Jan. 8, 2016
Dartmouth College and University of California, Santa Barbara scientists studying a Caribbean fishing village are shedding new light on the social and ecological factors pressuring coral reef fisheries around the world.
Marine ecosystems around the world, including small-scale fisheries, are suffering from overfishing. This trend has hurt coral reef ecosystems, where fish species play critical roles in maintaining coral health and abundance. Of particular importance are herbivorous fish that eat macroalgae that overtake reefs if not kept in check. Small-scale fisheries employ 50 million of the world’s 51 million fishermen and are responsible for more than half of the annual marine catches around the globe. The majority are in developing countries where limited resources and a local dependence on fishing make effective management difficult.
Like many small-scale fishing communities around the world, the village of Buen Hombre in the Dominican Republic is trying to reconcile its fishing with the ecology on which it depends. The community’s fishermen mostly capture finfish, with lower harvests of lobster, crabs, octopus and conch. Almost all fishing takes place in coral reef habitats. Fishermen use spearguns, traps, nets, handlines and boats with motors. Spearfishing is done while freediving (using only breath) or with compressors (recycled paint compressors that pressurize air to a diver through a plastic hose).

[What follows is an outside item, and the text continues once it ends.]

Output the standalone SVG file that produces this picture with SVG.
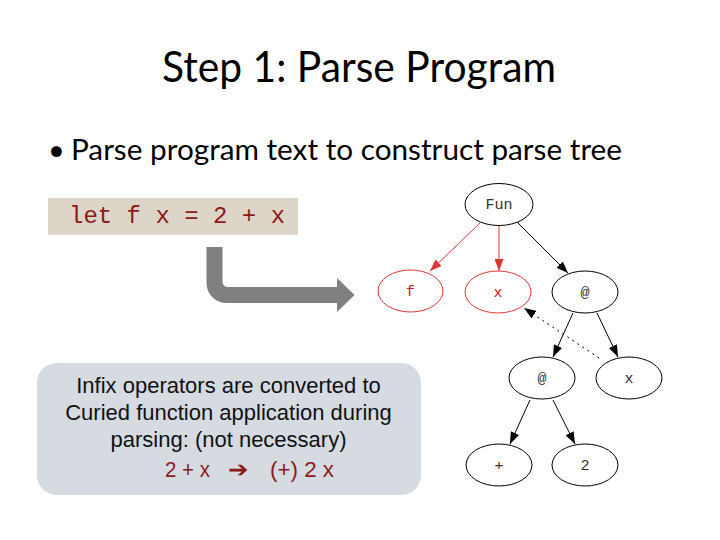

In their first study, the Dartmouth and UCSB researchers found that a mix of factors -- notably improvements in fishing gear technology; expanded fishing sites; an increase in fishermen, population, tourism and fish sold to market; an economy increasingly dependent on fishing; and an increased connection between Buen Hombre and the outside world -- have contributed to overfishing and the decline of the fishery.
In their latest study, the researchers analyzed the fishermen’s fishing and social behavior and found that their gear choice largely determined the amount of fish caught (compressor divers have higher catches), how the fishermen divide themselves (such as by membership in the local fishermen’s association) and their inability to act collectively to conserve the fishery.
“There are both causes for concern and reasons for optimism regarding the future of the Buen Hombre fishery,” says co-author Michael Cox, a Dartmouth assistant professor and environmental social scientist who studies community-based natural resource management and environmental governance. “If current trends continue, the fishery is expected to further decline and the reef ecosystem could crash. Shifting the fishery away from this trajectory is not an easy task. Fishermen are very dependent on the fishery and have such little economic leverage within the current market structure that they often have little power to shift their behaviors to more sustainable practices. Despite these challenges, there are several reasons for hope. First, the coral reef ecosystem has not shifted to a completely degraded state. Second, a local nongovernmental organization is establishing incentives for sustainable fishing, helping to organize fishermen, changing the dynamic between fishermen and fish buyers, working to shift the gear types used by fishermen and encouraging government participation.”